Copy the lines below as they are; omit the images they contain.

===== Stored data =====

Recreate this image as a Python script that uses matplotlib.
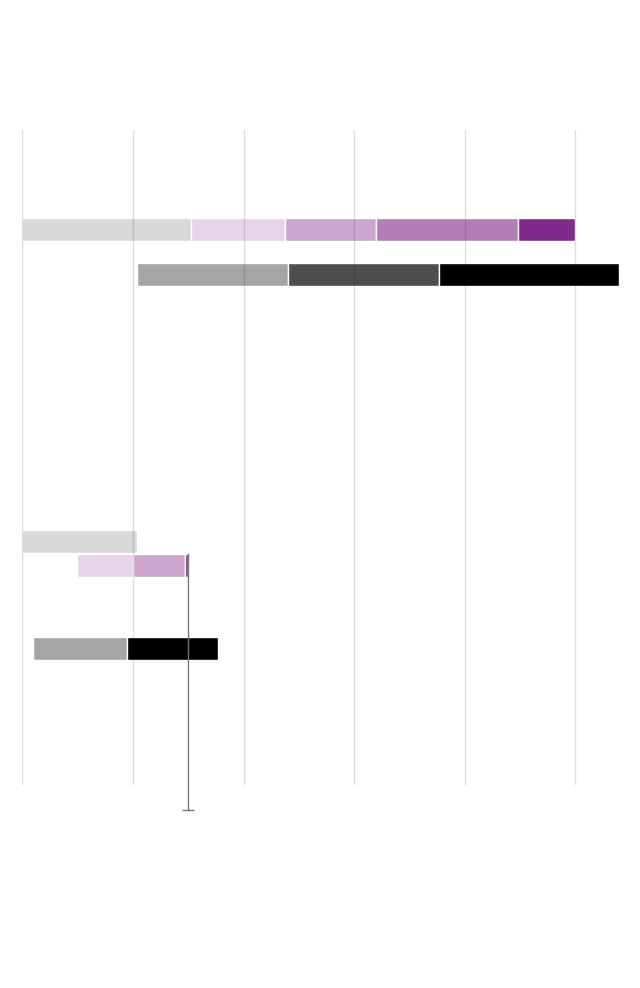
import matplotlib.pyplot as plt
import numpy as np

# segment boundaries for each floating stacked bar (x units, gridline every 10)
top_scale_edges = [0, 15.2, 23.7, 32.0, 44.8, 50.0]
top_range_edges = [10.4, 24.0, 37.7, 53.9]
low_base_edges = [0, 10.4]
low_scale_edges = [4.9, 10.0, 14.7, 15.0]
low_range_edges = [1.0, 9.5, 17.7]
marker_value = 15.0

purples = ['#d8d8d8', '#e6d4e8', '#cda6d0', '#b47db8', '#822a8b']
greys = ['#a5a5a5', '#4e4e4e', '#000000']

# row layout (pixels from top of plot area)
row_pos = [99.5, 144.5, 411.5, 435.5, 518.5]
bar_h = 23

fig = plt.figure(figsize=(6.4, 9.88), dpi=100)
ax = fig.add_axes([22.4 / 640, (988 - 785) / 988, 1 - 22.4 / 640, 655 / 988])


def floating(ax, y, edges, colors):
    edges = np.asarray(edges, dtype=float)
    ax.barh(y, np.diff(edges), left=edges[:-1], height=bar_h,
            color=colors, edgecolor='white', linewidth=1.0, zorder=1)


floating(ax, row_pos[0], top_scale_edges, purples)
floating(ax, row_pos[1], top_range_edges, greys)
floating(ax, row_pos[2], low_base_edges, purples[:1])
floating(ax, row_pos[3], low_scale_edges, purples[1:3] + purples[4:])
floating(ax, row_pos[4], low_range_edges, [greys[0], greys[2]])

# marker line with a cap below the plot area
y_top = row_pos[3] - bar_h / 2
y_end = 680
ax.plot([marker_value, marker_value], [y_top, y_end], color='#777777',
        linewidth=1, clip_on=False, zorder=3)
ax.plot([marker_value], [y_end], marker='_', markersize=8, color='#777777',
        markeredgewidth=1, clip_on=False, zorder=3)

ax.set_xlim(0, (640 - 22.4) / 11.06)
ax.set_ylim(655, 0)
ax.set_xticks(np.arange(0, 51, 10))
ax.set_yticks([])
ax.grid(True, axis='x', color='black', alpha=0.13, linewidth=1)
ax.set_axisbelow(False)
ax.tick_params(axis='x', length=0, labelbottom=False)
for s in ax.spines.values():
    s.set_visible(False)

plt.savefig('out.png', dpi=100, facecolor='white')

=====

• Result:
Recreate this image as a Python script that uses matplotlib.
import matplotlib.pyplot as plt
import numpy as np

# segment boundaries for each floating stacked bar (x units, gridline every 10)
top_scale_edges = [0, 15.2, 23.7, 32.0, 44.8, 50.0]
top_range_edges = [10.4, 24.0, 37.7, 53.9]
low_base_edges = [0, 10.4]
low_scale_edges = [4.9, 10.0, 14.7, 15.0]
low_range_edges = [1.0, 9.5, 17.7]
marker_value = 15.0

purples = ['#d8d8d8', '#e6d4e8', '#cda6d0', '#b47db8', '#822a8b']
greys = ['#a5a5a5', '#4e4e4e', '#000000']

# row layout (pixels from top of plot area)
row_pos = [99.5, 144.5, 411.5, 435.5, 518.5]
bar_h = 23

fig = plt.figure(figsize=(6.4, 9.88), dpi=100)
ax = fig.add_axes([22.4 / 640, (988 - 785) / 988, 1 - 22.4 / 640, 655 / 988])


def floating(ax, y, edges, colors):
    edges = np.asarray(edges, dtype=float)
    ax.barh(y, np.diff(edges), left=edges[:-1], height=bar_h,
            color=colors, edgecolor='white', linewidth=1.0, zorder=1)


floating(ax, row_pos[0], top_scale_edges, purples)
floating(ax, row_pos[1], top_range_edges, greys)
floating(ax, row_pos[2], low_base_edges, purples[:1])
floating(ax, row_pos[3], low_scale_edges, purples[1:3] + purples[4:])
floating(ax, row_pos[4], low_range_edges, [greys[0], greys[2]])

# marker line with a cap below the plot area
y_top = row_pos[3] - bar_h / 2
y_end = 680
ax.plot([marker_value, marker_value], [y_top, y_end], color='#777777',
        linewidth=1, clip_on=False, zorder=3)
ax.plot([marker_value], [y_end], marker='_', markersize=8, color='#777777',
        markeredgewidth=1, clip_on=False, zorder=3)

ax.set_xlim(0, (640 - 22.4) / 11.06)
ax.set_ylim(655, 0)
ax.set_xticks(np.arange(0, 51, 10))
ax.set_yticks([])
ax.grid(True, axis='x', color='black', alpha=0.13, linewidth=1)
ax.set_axisbelow(False)
ax.tick_params(axis='x', length=0, labelbottom=False)
for s in ax.spines.values():
    s.set_visible(False)

plt.savefig('out.png', dpi=100, facecolor='white')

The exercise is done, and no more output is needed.